Beware of Trains (2022)

de Pedro Ginja

Primeiro estranha-se depois entranha-se seria a melhor maneira de descrever este Beware of Trains de Emma Calder. Não é de todo uma desconhecida no mundo da animação tendo já produzido 6 curtas-metragens. Apesar de trabalhar desde 1986 na área apenas a partir do ano de 2014 conseguiu ter a oportunidade de trabalhar mais na produção, realização e escrita de filmes e assim poder mostrar a sua arte tão singular a mais espectadores. Chegamos ao ano de 2022 com este Beware of Trains e o futuro parece um mundo cheio de possibilidades para Emma Calder.

Beware of Trains fala de uma mulher com uma ansiedade extrema e de uma visita a uma psicóloga onde desabafa sobre os seus traumas e preocupações. Um homem misterioso num comboio, um assassinato que pensa ter cometido nos seus sonhos ou histórias da sua filha e do que lhe aconteceu são alguns dos temas que revela. Conseguirá ela obter a paz de espírito que tanto deseja?

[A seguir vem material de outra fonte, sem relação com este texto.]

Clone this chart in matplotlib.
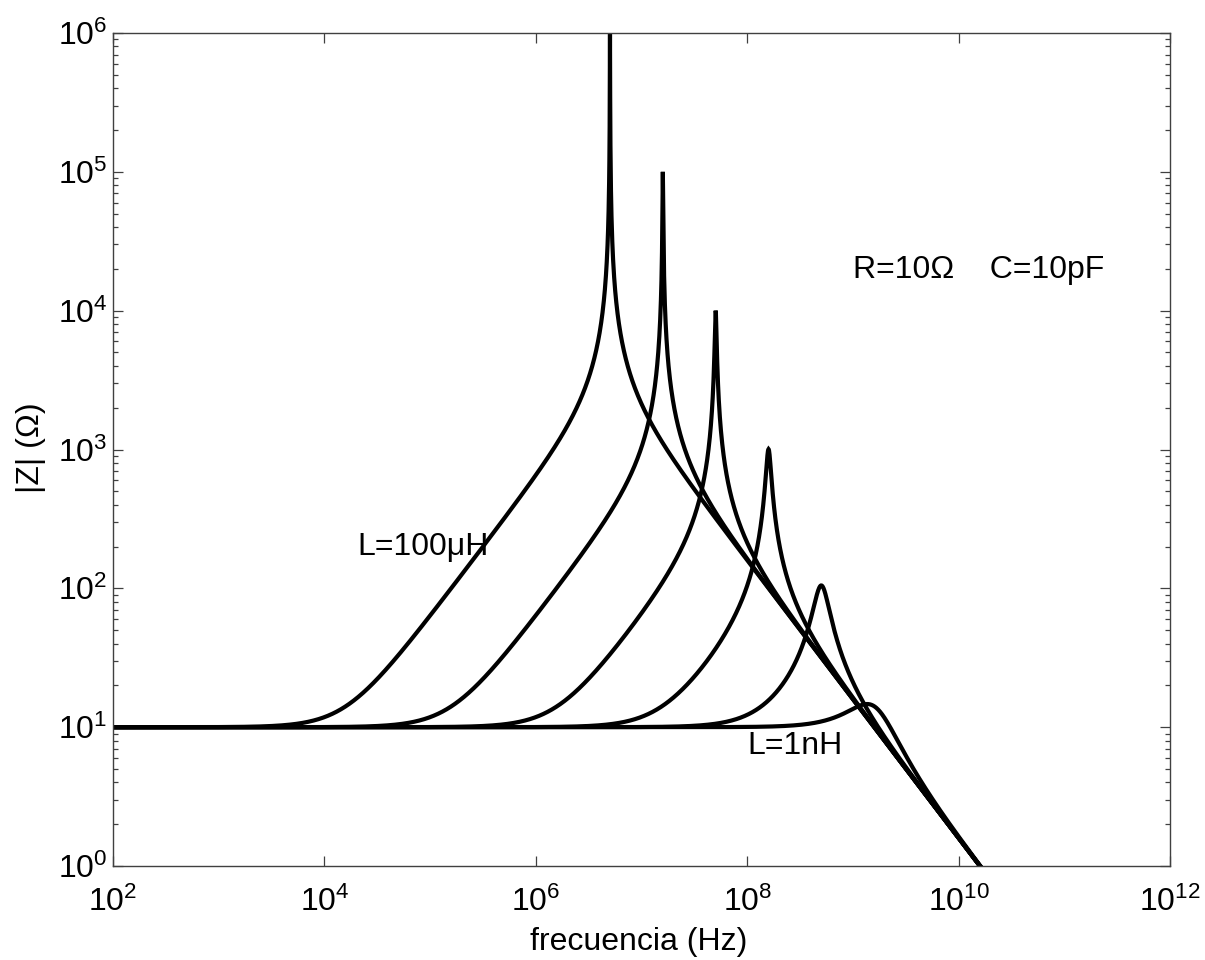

Logo no início estabelece-se o comboio como elemento central da história mas a sua pertinência não é a esperada. É o local onde se estabelece as ansiedades e incertezas de uma mulher e onde se percebe o quão pessoal é este filme para Emma Calder. Trata-se de decifrar a relevância de um sonho que a própria teve há muitos anos atrás e que, segundo a própria afirma, nunca saiu da sua mente. Como um demónio do qual se procura libertar. Usa uma amálgama de técnicas de animação desde a animação tradicional, o uso de imagem real, de sombras e também um processo de colagens, principalmente na personagem principal em que os olhos são “cortados” e colados de fotografias da própria realizadora. O impacto desta opção é marcante na história e na representação dos sentimentos da personagem principal, o alter-ego de Emma Calder. Este argumento não é mesmo para crianças com temáticas duras e discussões intensas sobre saúde mental, suicídio, sexo, nudez e uma conversa franca sobre o que a atormenta. A dicotomia sonho/realidade adquire uma importância chave na narrativa por nos fazer duvidar do que é verdade ou mentira, chegando ao ponto de questionarmos estas noções e o mundo desta mulher. Os vários layers da narrativa levam o cérebro a um completo “overdrive” e revelam a intensidade imposta a este argumento surpreendente. Nem sempre a animação é das mais fluídas mas está sempre ao serviço da história e acaba para passar para segundo plano face às necessidades da narrativa. Nem tudo é perfeito mas é sempre extremamente sincero e honesto.

É uma das mais interessantes viagens à mente humana que vi nos últimos tempos por conseguir mostrar Emma Calder em toda a sua glória mas também nas suas ansiedades e medos. A decisão de se expor desta maneira revela uma imensa coragem, nestes tempos em que todos procuram a perfeição, e confirma, mais uma vez, o seu imenso talento. Haja a oportunidade de expandir o seu universo para uma longa-metragem para podermos descortinar Emma Calder em todo o seu esplendor. Esperemos que esteja para breve.